When the villain comes on stage, the book takes a sudden turn, transforming itself from a lyric pastoral into a thrilling tale of suspense that, for most readers, should make it almost impossible to put down. But how unlikely a villain: a newly hatched chick, a cuckoo. It's one of the startling things we learn about life in the heart of the valley. The female cuckoo builds no nest of her own but lays her eggs in those built by other species of bird, one egg per nest. The hatched chick is tended by the foster parents just as though it were one of their own.
But the cuckoo's inbuilt urge for survival - even as a newly born chick - leads it to drive the other chicks, the actual offspring, from the nest. Thus the cuckoo becomes, to the somewhat puzzled foster parents, their sole offspring. This is what happens to the two sparrows who haunt the pages of Hinton's novel. We watch in amazed horror as the female cuckoo waits for the moment to deposit an egg in the sparrows' nest. The pages that follow recount the warfare between the sparrow chicks and the intruder. They are as gripping as any I recall reading.
In fact, were one to read aloud to children from this book - and there are many suitable parts - these sections might best be edited out, they are that forceful.
Hinton is relentless in showing us the world at the heart of the valley. This is not the world of Walt Disney's animal kingdom; the foxes here are always hungry, and territorial rights are constantly being declared. Here the casual nudge of the hedge by a passing truck brings down a nest constructed with care and skill, shattering the sparrows' first attempt at a family.

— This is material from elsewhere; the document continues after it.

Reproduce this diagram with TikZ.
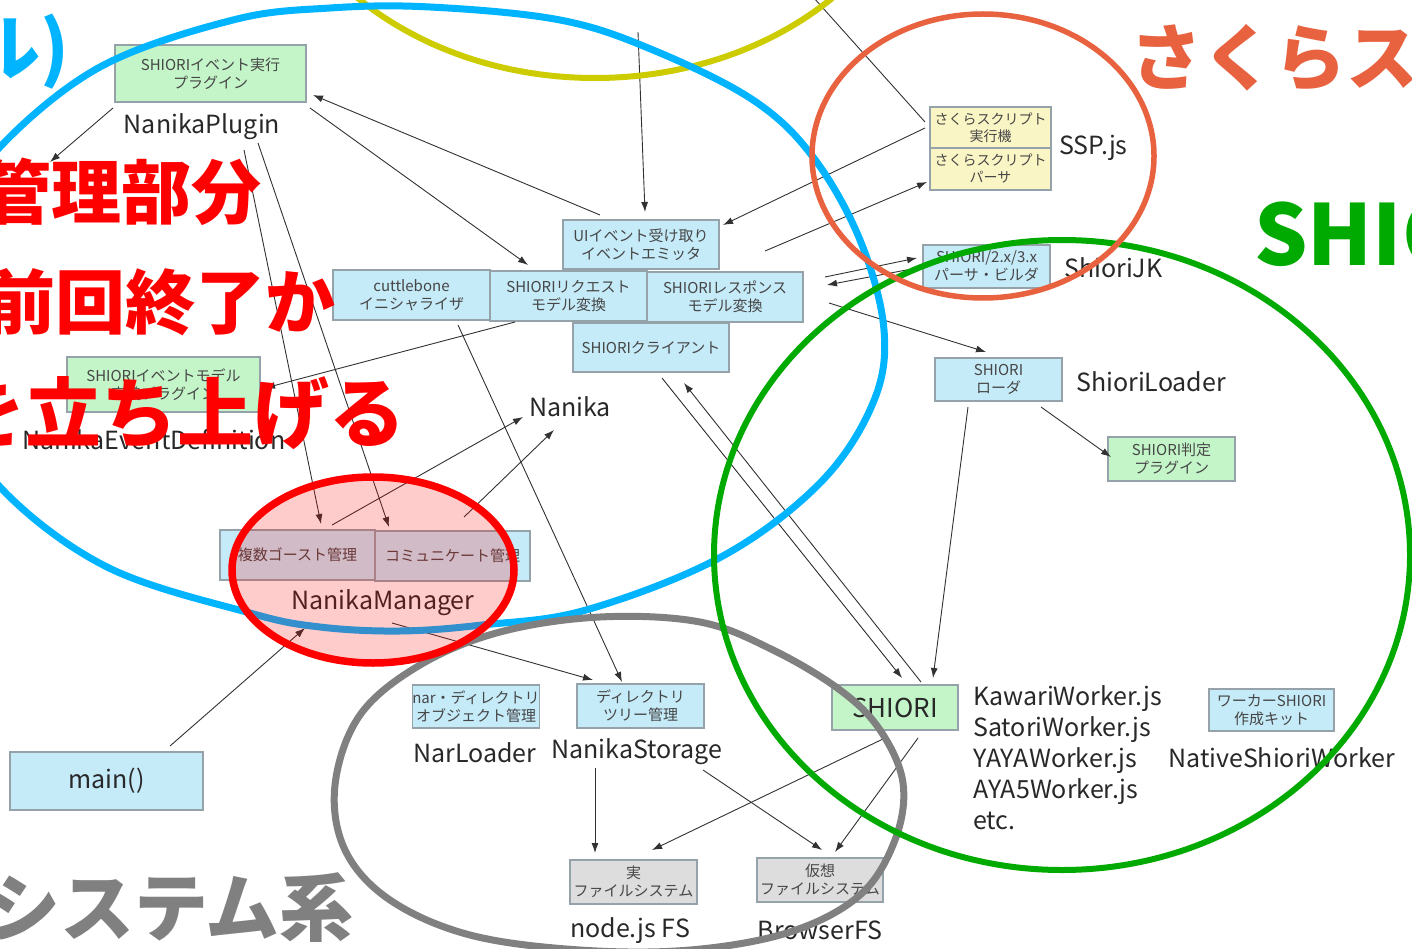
\documentclass[tikz,border=0pt]{standalone}
\usepackage{fontspec}
\setmainfont{Noto Sans CJK JP}
\usetikzlibrary{arrows.meta}
\definecolor{boxblue}{RGB}{197,234,248}
\definecolor{boxgreen}{RGB}{196,245,200}
\definecolor{boxyellow}{RGB}{250,245,197}
\definecolor{boxgray}{RGB}{221,221,221}
\definecolor{boxline}{RGB}{150,162,170}
\definecolor{boxtext}{RGB}{70,70,70}
\definecolor{labeltext}{RGB}{40,40,40}
\definecolor{linec}{RGB}{50,50,50}
\definecolor{ellblue}{RGB}{0,180,255}
\definecolor{ellyellow}{RGB}{204,204,0}
\definecolor{ellorange}{RGB}{232,98,64}
\definecolor{ellgreen}{RGB}{0,170,0}
\definecolor{ellgray}{RGB}{128,128,128}
\definecolor{ellred}{RGB}{255,0,0}
\newcommand\boxfont{\fontsize{15}{18}\selectfont}
\newcommand\sspfont{\fontsize{14}{17}\selectfont}
\newcommand\lblfont{\fontsize{25}{30}\selectfont}
\newcommand\bigtxt[1]{\fontsize{#1}{#1}\selectfont\bfseries}
\begin{document}
\begin{tikzpicture}[x=1pt,y=-1pt,
  bx/.style={draw=boxline, line width=1.3pt, fill=boxblue, inner sep=0pt, align=center, text=boxtext, font=\boxfont},
  gbx/.style={bx, fill=boxgreen},
  ybx/.style={bx, fill=boxyellow, font=\sspfont},
  fbx/.style={bx, fill=boxgray},
  lbl/.style={inner sep=0pt, text=labeltext, font=\lblfont},
  conn/.style={draw=linec, line width=0.9pt},
  arr/.style={conn, -{Latex[length=10pt,width=7pt]}},
  big/.style={inner sep=0pt}
]
\path[use as bounding box] (0,0) rectangle (1412,949);
\clip (0,0) rectangle (1412,949);
\fill[white] (0,0) rectangle (1412,949);

% ---------- boxes ----------
\node[gbx, minimum width=191pt, minimum height=57pt] (plug) at (210.5,73.5) {SHIORIイベント実行\\プラグイン};
\node[lbl] (plugl) at (202,127) {NanikaPlugin};

\node[bx, minimum width=156pt, minimum height=49pt] (ui) at (641,244.5) {UIイベント受け取り\\イベントエミッタ};
\node[bx, minimum width=157pt, minimum height=50pt] (cuttle) at (411.5,295) {cuttlebone\\イニシャライザ};
\node[bx, minimum width=157pt, minimum height=50pt] (req) at (568.5,296) {SHIORIリクエスト\\モデル変換};
\node[bx, minimum width=156pt, minimum height=50pt] (resp) at (725,297) {SHIORIレスポンス\\モデル変換};
\node[bx, minimum width=156pt, minimum height=49pt] (client) at (651,347.5) {SHIORIクライアント};
\node[lbl] (nanika) at (570,407) {Nanika};

\node[gbx, minimum width=193pt, minimum height=55pt] (evdef) at (163.5,384.5) {SHIORIイベントモデル\\定義プラグイン};
\node[lbl] (evdefl) at (154,440) {NanikaEventDefinition};

\node[bx, minimum width=155pt, minimum height=50pt] (ghost) at (297.5,555) {複数ゴースト管理};
\node[bx, minimum width=155pt, minimum height=50pt] (comm) at (452.5,556) {コミュニケート管理};
\node[lbl] (manager) at (383,603) {NanikaManager};

\node[bx, minimum width=193pt, minimum height=58pt, font=\lblfont, text=labeltext] (main) at (106.5,781) {main()};

\node[bx, minimum width=124pt, minimum height=43pt] (nar) at (476,706.5) {nar・ディレクトリ\\オブジェクト管理};
\node[lbl] (narl) at (475,753) {NarLoader};
\node[bx, minimum width=127pt, minimum height=44pt] (tree) at (640.5,706) {ディレクトリ\\ツリー管理};
\node[lbl] (storage) at (637,752) {NanikaStorage};

\node[fbx, minimum width=127pt, minimum height=44pt] (realfs) at (633.5,882) {実\\ファイルシステム};
\node[lbl] (nodefs) at (630,931) {node.js FS};
\node[fbx, minimum width=126pt, minimum height=44pt] (virtfs) at (820,880) {仮想\\ファイルシステム};
\node[lbl] (bfs) at (820,930) {BrowserFS};

\node[gbx, minimum width=126pt, minimum height=45pt, font=\fontsize{26}{30}\selectfont, text=labeltext] (shiori) at (895,707.5) {SHIORI};
\node[lbl, anchor=west, align=left, font=\fontsize{25}{31}\selectfont] (workers) at (973,758) {KawariWorker.js\\SatoriWorker.js\\YAYAWorker.js\\AYA5Worker.js\\etc.};
\node[bx, minimum width=125pt, minimum height=42pt] (kit) at (1271.5,710) {ワーカーSHIORI\\作成キット};
\node[lbl] (native) at (1282,758) {NativeShioriWorker};

\node[bx, minimum width=127pt, minimum height=43pt] (loader) at (998.5,379.5) {SHIORI\\ローダ};
\node[lbl, anchor=west] (loaderl) at (1076,382) {ShioriLoader};
\node[gbx, minimum width=127pt, minimum height=44pt] (judge) at (1171.5,459) {SHIORI判定\\プラグイン};

\node[bx, minimum width=127pt, minimum height=43pt] (jk) at (986.5,266.5) {SHIORI/2.x/3.x\\パーサ・ビルダ};
\node[lbl, anchor=west] (jkl) at (1064,268) {ShioriJK};

\node[ybx, minimum width=121pt, minimum height=41pt] (sspexec) at (990.5,127.5) {さくらスクリプト\\実行機};
\node[ybx, minimum width=121pt, minimum height=42pt] (ssppars) at (990.5,169) {さくらスクリプト\\パーサ};
\node[lbl, anchor=west] (sspl) at (1059,148) {SSP.js};

% ---------- connector end points ----------
\coordinate (hidden) at (50,162);
\coordinate (topsrc) at (638,32);
\coordinate (topsrcb) at (805,-12);

% ---------- connectors ----------
\draw[arr] (113,108) -- (hidden);
\draw[arr] (600,215) -- (313,95);
\draw[arr] (310,108) -- (528,265);
\draw[arr] (topsrc) -- (645,212);
\draw[arr] (925,128) -- (723,225);
\draw[arr] (765,251) -- (927,182);
\draw[conn] (topsrcb) -- (925,122);
\draw[arr] (825,277) -- (917,258);
\draw[arr] (917,268) -- (827,285);
\draw[arr] (829,303) -- (986,352);
\draw[arr] (515,322) -- (265,388);
\draw[arr] (458,325) -- (622,682);
\draw[arr] (244,150) -- (321,524);
\draw[arr] (258,143) -- (389,527);
\draw[arr] (332,525) -- (523,417);
\draw[arr] (464,517) -- (554,430);
\draw[arr] (392,623) -- (593,680);
\draw[arr] (170,746) -- (305,628);
\draw[arr] (595,768) -- (595,853);
\draw[arr] (703,770) -- (822,850);
\draw[arr] (885,738) -- (652,850);
\draw[arr] (918,738) -- (835,852);
\draw[arr] (968,407) -- (933,678);
\draw[arr] (1041,407) -- (1111,457);
\draw[arr] (662,378) -- (902,678);
\draw[arr] (921,682) -- (684,383);

% ---------- group outlines ----------
\draw[ellyellow, line width=6pt] (595,-192) ellipse [x radius=334pt, y radius=270pt];
\draw[ellblue, line width=7pt] plot[smooth cycle, tension=0.6] coordinates {
  (430,7) (560,20) (653,50) (753,100) (813,157) (860,240) (884,330) (873,403)
  (820,483) (721,557) (586,610) (482,625) (400,631) (320,627) (250,613) (107,567)
  (0,487) (-50,400) (-60,300) (-35,210) (0,147) (100,67) (233,20) (330,8)};
\draw[ellgray, line width=7pt] plot[smooth cycle, tension=0.6] coordinates {
  (600,617) (700,622) (773,650) (840,690) (880,730) (903,783) (895,840) (860,895)
  (790,932) (690,950) (580,950) (470,935) (390,900) (345,850) (335,785) (360,715)
  (420,665) (500,632)};
\draw[ellgreen, line width=6pt] (1062,555) ellipse [x radius=348pt, y radius=315pt];
\draw[ellorange, line width=5.5pt] (983,156) ellipse [x radius=171pt, y radius=142pt];
\draw[ellred, line width=7.5pt, fill=ellred, fill opacity=0.2] (373,570) ellipse [x radius=141pt, y radius=93pt];

% ---------- overlay captions ----------
\node[big, anchor=east, text=ellblue, font=\bigtxt{72}] (capblue) at (70,52) {ル)};
\node[big, anchor=east, text=ellred, font=\bigtxt{70}] (capred1) at (262,192) {管理部分};
\node[big, anchor=east, text=ellred, font=\bigtxt{70}] (capred2) at (336,302) {前回終了か};
\node[big, anchor=east, text=ellred, font=\bigtxt{76}] (capred3) at (406,413) {を立ち上げる};
\node[big, anchor=east, text=ellgray, font=\bigtxt{74}] (capgray) at (354,908) {システム系};
\node[big, anchor=west, text=ellorange, font=\bigtxt{72}] (caporange) at (1130,58) {さくらス};
\node[big, anchor=west, text=ellgreen, font=\bigtxt{84}] (capgreen) at (1254,234) {SHIO};
\end{tikzpicture}
\end{document}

Hinton's essentially dispassionate and quite unsentimental presentation succeeds brilliantly in heightening our awareness of the vast and complex world of little lives that surround our own. It succeeds as well, and surely this was a part of the author's intent, in expanding our compassion, in orienting our view just a bit away from a total fixation on ourselves.
That the novel's parallel story of human lives in the valley seems contrived and artificial, especially in its obvious attempt to echo at a more profound level the meaning imbedded in the story of the two sparrows, does not ultimately detract from its appeal.